The Telecommunications Industry Ombudsman (TIO) has put up its hand to tackle complaints about digital platforms.
The TIO’s stance comes from a February submission it made to Treasury, which was made public in late March, on a consultation following an inquiry into digital platforms by the Australian Competition and Consumer Commission (ACCC).
The TIO said the inquiry found that there was the “lack of an independent umpire” for digital platforms – encompassing social media or online communication apps and internet search engines – and that this was a “significant gap in the consumer protection and regulatory framework”.
As such, the TIO claimed it could be that umpire, according to ombudsman Cynthia Gebert, especially as the agency already receives complaints about digital platforms, but it cannot assist with them due to not being related to the telco industry.
“This convergence of telecommunications and digital platforms means people now make calls and send texts through phone apps like WhatsApp and Messenger, they do business through social media platforms like Instagram and advertise on Google,” she said.

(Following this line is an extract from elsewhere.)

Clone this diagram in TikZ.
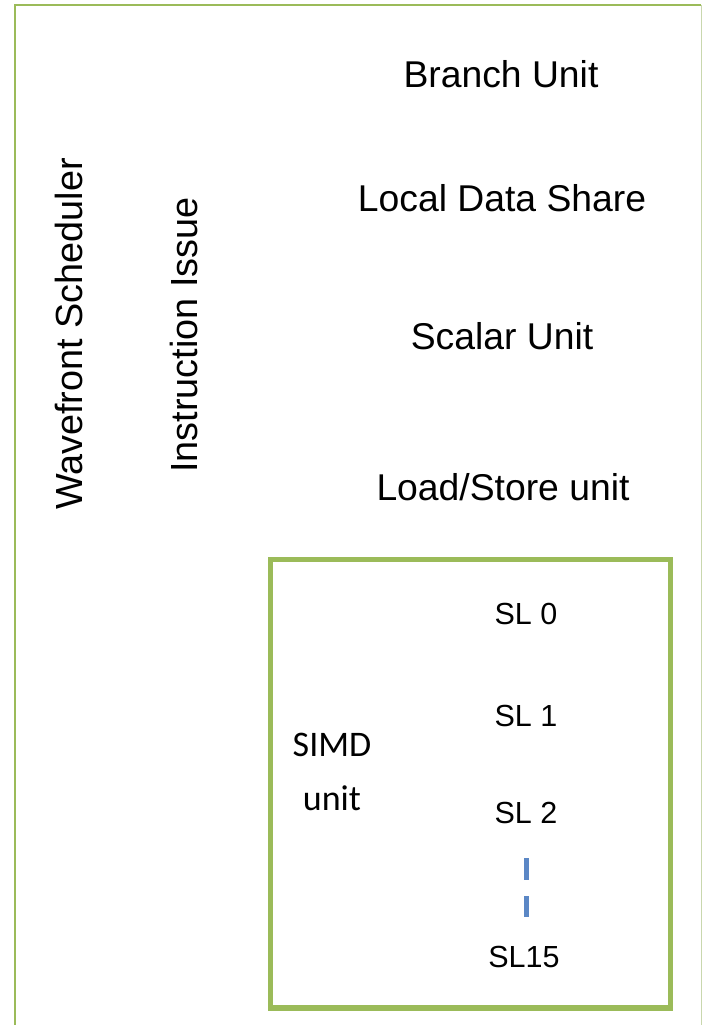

“My office is already hearing about problems with digital platform services from people and small businesses who assume we are the right body to respond to these complaints.
“The TIO is ready to expand its remit to take complaints about digital platforms, either through a pilot or as a permanent part of our jurisdiction.”
Her stance, she added, comes from the claims that the body has the expertise to help consumers and digital platforms find resolutions with complaints, as well as highlight “systemic improvements that can create meaningful change”.
Digital platforms have been scrutinised in Australia over the last few years, with the ACCC proposing rules and regulations to curb concerns about the dominance of Apple and Google in app marketplaces back in 2021.